U.S. births were slipping for more than a decade before COVID-19 hit, then dropped 4 percent from 2019 to 2020. They ticked up for two straight years after that, an increase experts attributed, in part, to pregnancies that couples had put off amid the pandemic's early days.

The numbers released Thursday are based on more than 99.9 percent of the birth certificates filed in 2023, but they are provisional and the final birth count can change as they are finalized.

There could be an adjustment to the 2023 data, but it won't be enough to erase the 'sizeable' decline seen in the provisional numbers, said the CDC's Brady Hamilton, the new report's first author.

A little under 3.6 million babies were born in 2023, a 2 percent decline from the year before, according to provisional statistics

A little under 3.6 million babies were born in 2023, a 2 percent decline from the year before, according to provisional statistics

'The 2023 numbers seem to indicate that bump is over and we're back to the trends we were in before,' said Nicholas Mark, a University of Wisconsin researcher who studies how social policy and other factors influence health and fertility.

Birth rates have long been falling for teenagers and younger women, but rising for women in their 30s and 40s - a reflection of women pursuing education and careers before trying to start families, experts said. 

Mark called that development surprising and said 'there's some evidence that not just postponement is going on.' 

CDC data shows in 2007 the total U.S. fertility rate was 2.12 births per woman, the 2023 rate of 1.62 shows a steady decline.  

'People are making rather reasoned decisions about whether or not to have a child at all,' Karen Benjamin Guzzo, director of the Carolina Population Center at the University of North Carolina at Chapel Hill, told The Wall Street Journal

'More often than not, I think what they're deciding is 'Yes, I'd like to have children, but not yet.' 

An analysis published in the prestigious Lancet journal, estimated the average birth rate in America is predicted to fall to 1.53 by 2050 and by 2100 reach 1.45. 

The concern is that this figure is way below the replacement level of 2.1 children — the number each woman would need to have, on average, to replace both parents, and maintain the economic climate. 

Some women are choosing to have children later in life and instead focus on their careers during their younger years.

As fertility is linked to age, this can lead to some women never having children or fewer than they might originally have planned.

Experts have previously warned that some are prioritizing careers over families, which they say has put the country on an irreversible path to economic decline.

Many millennials also say they do not want to have children.

Rising cost-of-living pressures, especially the price of childcare, is another factor that puts a dampener on couples having children or deciding to have multiple.

America's first over-the-counter birth control pill became available in March.

Some women are choosing to have children later in life and use contraception

Some women are choosing to have children later in life and use contraception

Experts have wondered how births might be affected by the June 2022 U.S. Supreme Court decision that allowed states to ban or restrict abortion.
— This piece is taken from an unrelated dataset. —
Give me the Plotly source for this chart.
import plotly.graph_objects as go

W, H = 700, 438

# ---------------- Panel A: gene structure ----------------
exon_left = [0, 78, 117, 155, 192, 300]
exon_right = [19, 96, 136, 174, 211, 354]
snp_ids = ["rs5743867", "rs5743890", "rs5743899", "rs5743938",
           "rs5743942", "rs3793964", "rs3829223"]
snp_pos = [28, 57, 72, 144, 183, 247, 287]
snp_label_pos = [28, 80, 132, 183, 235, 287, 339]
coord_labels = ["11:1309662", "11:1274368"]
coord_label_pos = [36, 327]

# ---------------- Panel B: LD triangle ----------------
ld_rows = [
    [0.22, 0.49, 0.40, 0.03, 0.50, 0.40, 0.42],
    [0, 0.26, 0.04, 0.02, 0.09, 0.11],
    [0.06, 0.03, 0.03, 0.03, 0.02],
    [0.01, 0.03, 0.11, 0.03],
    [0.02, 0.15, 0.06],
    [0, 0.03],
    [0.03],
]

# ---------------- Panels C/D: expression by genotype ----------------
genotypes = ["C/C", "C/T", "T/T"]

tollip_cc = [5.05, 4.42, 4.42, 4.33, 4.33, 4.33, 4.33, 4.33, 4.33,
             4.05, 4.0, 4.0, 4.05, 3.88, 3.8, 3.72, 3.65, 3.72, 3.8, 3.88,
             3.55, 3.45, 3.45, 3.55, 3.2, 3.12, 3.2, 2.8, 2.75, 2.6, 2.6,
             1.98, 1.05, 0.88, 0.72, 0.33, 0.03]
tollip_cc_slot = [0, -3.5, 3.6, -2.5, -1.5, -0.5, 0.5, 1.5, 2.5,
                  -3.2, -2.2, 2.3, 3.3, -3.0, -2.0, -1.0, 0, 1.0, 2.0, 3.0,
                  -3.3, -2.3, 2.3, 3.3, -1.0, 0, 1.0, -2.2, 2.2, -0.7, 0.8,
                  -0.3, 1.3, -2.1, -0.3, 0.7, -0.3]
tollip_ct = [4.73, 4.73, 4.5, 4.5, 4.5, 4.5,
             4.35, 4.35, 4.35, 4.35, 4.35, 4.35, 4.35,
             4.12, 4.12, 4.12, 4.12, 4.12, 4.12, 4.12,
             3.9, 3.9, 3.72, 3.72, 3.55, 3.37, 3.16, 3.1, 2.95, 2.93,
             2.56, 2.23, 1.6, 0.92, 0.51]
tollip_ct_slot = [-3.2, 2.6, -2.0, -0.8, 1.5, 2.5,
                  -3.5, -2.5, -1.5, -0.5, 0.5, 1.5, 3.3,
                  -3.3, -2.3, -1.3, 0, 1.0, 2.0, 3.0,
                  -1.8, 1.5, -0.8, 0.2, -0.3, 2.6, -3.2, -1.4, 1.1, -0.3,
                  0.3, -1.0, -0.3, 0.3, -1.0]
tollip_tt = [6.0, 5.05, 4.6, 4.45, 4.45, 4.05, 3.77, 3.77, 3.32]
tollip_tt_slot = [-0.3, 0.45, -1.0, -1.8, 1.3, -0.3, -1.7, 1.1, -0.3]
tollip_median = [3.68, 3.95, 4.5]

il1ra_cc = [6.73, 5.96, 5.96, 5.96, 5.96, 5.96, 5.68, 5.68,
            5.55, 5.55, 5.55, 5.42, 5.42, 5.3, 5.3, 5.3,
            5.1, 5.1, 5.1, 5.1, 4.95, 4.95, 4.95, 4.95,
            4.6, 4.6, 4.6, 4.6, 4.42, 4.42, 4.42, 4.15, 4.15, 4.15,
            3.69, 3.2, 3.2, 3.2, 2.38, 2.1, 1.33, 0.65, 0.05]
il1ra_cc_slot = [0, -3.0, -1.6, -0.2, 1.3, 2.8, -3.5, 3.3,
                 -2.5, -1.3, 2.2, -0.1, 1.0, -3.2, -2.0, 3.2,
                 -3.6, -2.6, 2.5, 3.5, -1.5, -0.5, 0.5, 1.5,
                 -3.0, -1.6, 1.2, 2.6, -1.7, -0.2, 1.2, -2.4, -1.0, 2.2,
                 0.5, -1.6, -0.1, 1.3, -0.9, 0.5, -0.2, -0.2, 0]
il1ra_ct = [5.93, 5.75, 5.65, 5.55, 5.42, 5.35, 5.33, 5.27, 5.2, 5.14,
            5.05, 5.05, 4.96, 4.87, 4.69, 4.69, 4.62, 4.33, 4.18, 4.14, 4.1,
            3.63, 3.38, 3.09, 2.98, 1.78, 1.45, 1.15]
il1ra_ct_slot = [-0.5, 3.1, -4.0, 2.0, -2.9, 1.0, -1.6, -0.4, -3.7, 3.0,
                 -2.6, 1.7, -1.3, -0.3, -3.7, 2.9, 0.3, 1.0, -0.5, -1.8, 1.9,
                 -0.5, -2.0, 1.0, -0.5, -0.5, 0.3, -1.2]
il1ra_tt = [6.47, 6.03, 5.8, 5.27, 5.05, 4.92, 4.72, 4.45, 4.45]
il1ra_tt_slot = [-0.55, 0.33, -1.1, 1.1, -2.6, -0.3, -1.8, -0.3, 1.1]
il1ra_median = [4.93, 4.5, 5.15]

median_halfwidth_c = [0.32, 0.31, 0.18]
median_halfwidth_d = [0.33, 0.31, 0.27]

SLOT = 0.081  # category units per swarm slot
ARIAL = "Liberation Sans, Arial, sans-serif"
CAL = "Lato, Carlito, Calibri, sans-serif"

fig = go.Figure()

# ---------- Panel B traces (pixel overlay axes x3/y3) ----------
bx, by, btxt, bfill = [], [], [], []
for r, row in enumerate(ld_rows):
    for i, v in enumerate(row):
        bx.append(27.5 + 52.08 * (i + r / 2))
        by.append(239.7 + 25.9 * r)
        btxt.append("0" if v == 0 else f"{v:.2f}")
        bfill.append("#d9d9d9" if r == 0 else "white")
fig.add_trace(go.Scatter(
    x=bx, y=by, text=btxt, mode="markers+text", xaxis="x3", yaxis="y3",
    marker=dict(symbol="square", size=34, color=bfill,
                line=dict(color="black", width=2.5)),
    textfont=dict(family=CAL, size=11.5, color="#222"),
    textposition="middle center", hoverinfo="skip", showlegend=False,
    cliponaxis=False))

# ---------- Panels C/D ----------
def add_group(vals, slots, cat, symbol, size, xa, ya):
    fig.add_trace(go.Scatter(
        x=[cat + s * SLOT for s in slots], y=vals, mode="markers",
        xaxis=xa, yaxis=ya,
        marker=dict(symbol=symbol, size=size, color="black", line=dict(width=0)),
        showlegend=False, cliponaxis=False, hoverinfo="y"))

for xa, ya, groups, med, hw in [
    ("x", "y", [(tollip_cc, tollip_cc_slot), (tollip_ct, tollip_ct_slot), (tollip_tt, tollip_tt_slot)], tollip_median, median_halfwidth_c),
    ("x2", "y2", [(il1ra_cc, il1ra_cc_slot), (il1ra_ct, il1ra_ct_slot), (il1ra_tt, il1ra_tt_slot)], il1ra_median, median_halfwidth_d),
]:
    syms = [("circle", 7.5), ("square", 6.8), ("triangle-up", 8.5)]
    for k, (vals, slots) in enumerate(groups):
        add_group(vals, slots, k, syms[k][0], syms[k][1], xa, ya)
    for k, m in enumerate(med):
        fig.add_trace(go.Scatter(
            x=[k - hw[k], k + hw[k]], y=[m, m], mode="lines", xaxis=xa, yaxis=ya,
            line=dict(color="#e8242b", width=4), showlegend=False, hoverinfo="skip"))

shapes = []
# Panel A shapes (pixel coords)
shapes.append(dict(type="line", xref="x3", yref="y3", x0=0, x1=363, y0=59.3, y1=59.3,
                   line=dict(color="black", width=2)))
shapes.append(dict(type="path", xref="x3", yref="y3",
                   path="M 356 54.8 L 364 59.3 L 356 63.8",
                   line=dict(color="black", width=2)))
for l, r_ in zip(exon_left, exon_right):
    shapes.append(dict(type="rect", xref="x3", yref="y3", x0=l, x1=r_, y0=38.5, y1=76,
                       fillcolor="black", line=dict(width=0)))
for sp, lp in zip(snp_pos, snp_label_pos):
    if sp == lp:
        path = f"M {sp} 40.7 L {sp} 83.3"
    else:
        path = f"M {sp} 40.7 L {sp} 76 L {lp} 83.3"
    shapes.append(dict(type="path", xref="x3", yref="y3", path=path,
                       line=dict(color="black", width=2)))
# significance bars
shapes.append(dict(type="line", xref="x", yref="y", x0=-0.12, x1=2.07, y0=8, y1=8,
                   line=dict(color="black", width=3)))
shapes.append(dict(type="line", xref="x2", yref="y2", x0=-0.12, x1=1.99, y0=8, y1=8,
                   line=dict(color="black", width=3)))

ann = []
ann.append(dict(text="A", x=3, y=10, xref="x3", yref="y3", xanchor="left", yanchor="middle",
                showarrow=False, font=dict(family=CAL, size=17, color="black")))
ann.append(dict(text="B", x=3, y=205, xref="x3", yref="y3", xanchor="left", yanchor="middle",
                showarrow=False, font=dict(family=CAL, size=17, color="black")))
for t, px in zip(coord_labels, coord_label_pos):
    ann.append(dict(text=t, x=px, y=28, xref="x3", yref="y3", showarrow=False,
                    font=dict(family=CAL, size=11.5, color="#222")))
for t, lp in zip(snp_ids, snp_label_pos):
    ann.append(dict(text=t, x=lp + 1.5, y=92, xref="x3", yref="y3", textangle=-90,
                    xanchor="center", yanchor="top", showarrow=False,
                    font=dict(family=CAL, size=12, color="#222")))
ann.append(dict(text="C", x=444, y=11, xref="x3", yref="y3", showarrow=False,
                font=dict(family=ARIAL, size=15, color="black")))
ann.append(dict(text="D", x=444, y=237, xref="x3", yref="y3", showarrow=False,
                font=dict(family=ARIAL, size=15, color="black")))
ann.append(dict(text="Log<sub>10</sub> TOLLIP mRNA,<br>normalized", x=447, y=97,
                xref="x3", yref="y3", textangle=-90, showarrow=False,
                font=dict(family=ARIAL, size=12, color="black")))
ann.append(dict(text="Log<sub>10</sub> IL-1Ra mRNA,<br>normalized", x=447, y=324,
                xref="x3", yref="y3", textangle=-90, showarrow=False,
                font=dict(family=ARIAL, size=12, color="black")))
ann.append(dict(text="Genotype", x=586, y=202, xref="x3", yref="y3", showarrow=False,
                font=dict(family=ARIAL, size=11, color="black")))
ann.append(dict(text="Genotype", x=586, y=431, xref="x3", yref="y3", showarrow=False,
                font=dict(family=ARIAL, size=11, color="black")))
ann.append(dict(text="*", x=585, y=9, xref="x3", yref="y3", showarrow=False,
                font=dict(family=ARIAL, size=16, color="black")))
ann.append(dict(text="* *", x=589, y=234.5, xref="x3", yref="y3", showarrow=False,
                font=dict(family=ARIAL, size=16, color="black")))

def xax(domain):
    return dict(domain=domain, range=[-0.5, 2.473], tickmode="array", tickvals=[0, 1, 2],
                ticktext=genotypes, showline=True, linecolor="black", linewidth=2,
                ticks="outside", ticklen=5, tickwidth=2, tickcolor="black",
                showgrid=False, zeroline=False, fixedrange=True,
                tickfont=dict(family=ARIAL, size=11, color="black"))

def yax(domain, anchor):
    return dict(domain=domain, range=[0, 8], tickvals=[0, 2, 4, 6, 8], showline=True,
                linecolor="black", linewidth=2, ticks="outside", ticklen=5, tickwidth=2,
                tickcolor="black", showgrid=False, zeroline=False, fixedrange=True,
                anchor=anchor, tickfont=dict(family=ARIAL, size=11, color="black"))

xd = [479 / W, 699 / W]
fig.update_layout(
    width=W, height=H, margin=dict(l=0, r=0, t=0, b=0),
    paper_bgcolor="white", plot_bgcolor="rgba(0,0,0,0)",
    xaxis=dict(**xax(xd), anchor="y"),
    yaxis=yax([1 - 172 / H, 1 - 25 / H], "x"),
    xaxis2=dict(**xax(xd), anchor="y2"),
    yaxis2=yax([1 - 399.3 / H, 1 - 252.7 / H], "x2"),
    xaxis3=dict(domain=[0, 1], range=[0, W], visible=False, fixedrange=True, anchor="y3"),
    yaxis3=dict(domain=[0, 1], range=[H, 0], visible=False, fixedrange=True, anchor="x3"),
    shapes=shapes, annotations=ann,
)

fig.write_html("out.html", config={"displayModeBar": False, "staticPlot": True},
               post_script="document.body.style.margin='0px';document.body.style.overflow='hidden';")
Experts estimate that nearly half of pregnancies are unintended, so limits to abortion access could affect the number of births.

The new report indicates that the decision didn't lead to a national increase in births, but the researchers didn't analyze birth trends in individual states or dissect data among all demographic groups.
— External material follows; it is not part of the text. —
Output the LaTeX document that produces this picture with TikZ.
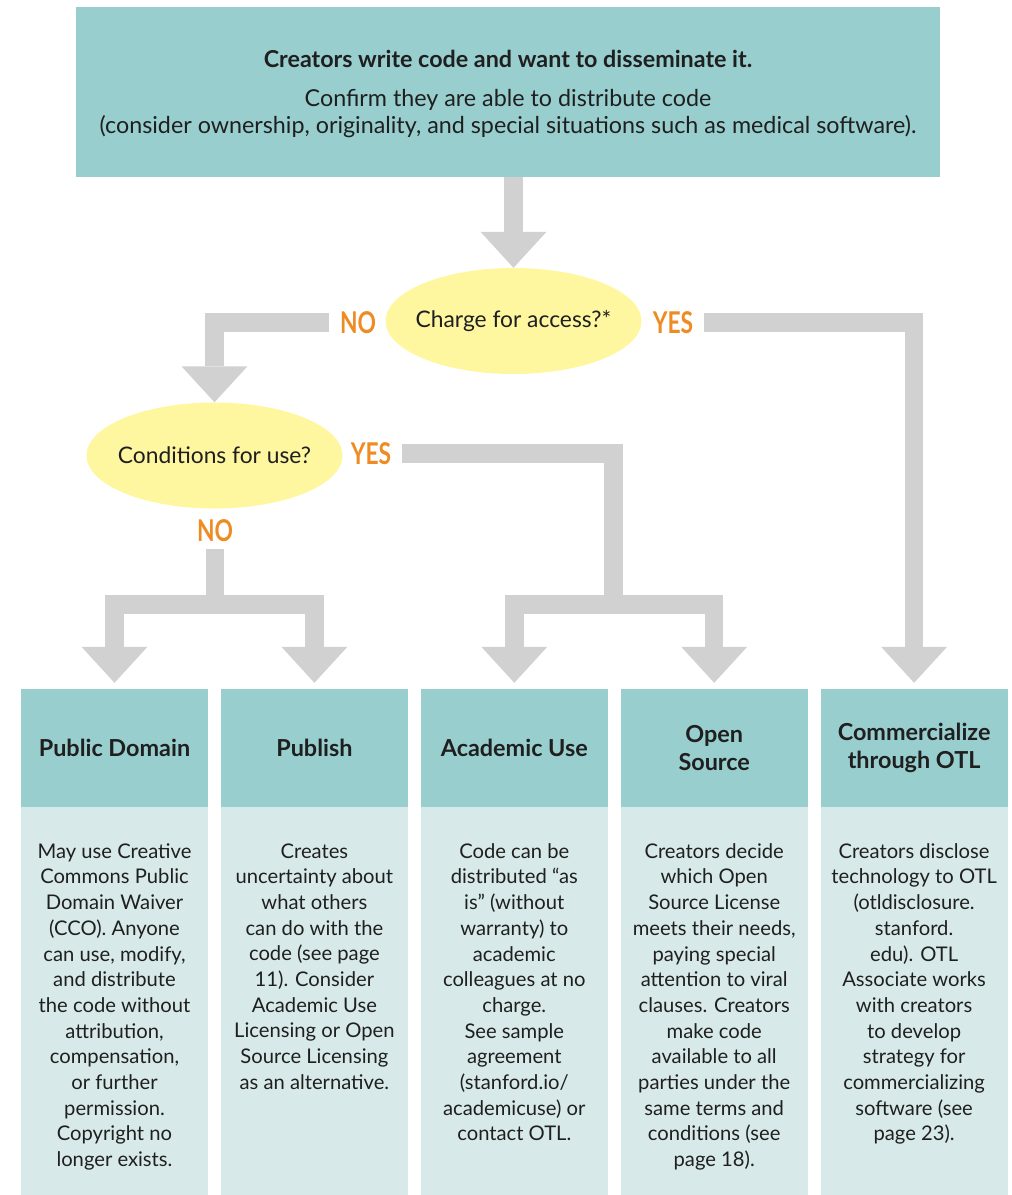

The new data does raise the possibility of an impact on teens. The U.S. teen birth rate has been falling decades, but the decline has been less dramatic in recent years, and the drop seems to have stopped for teen girls ages 15 to 17. 

'That could be Dobbs,' said Dr. John Santelli, a Columbia University professor of population and family health and pediatrics. Or it could be related to changes in sex education or access to contraception, he added.

Whatever the case, the flattening of birth rates for high school students is worrisome and indicates that 'whatever we're doing for kids in middle and high school is faltering,' Santelli said.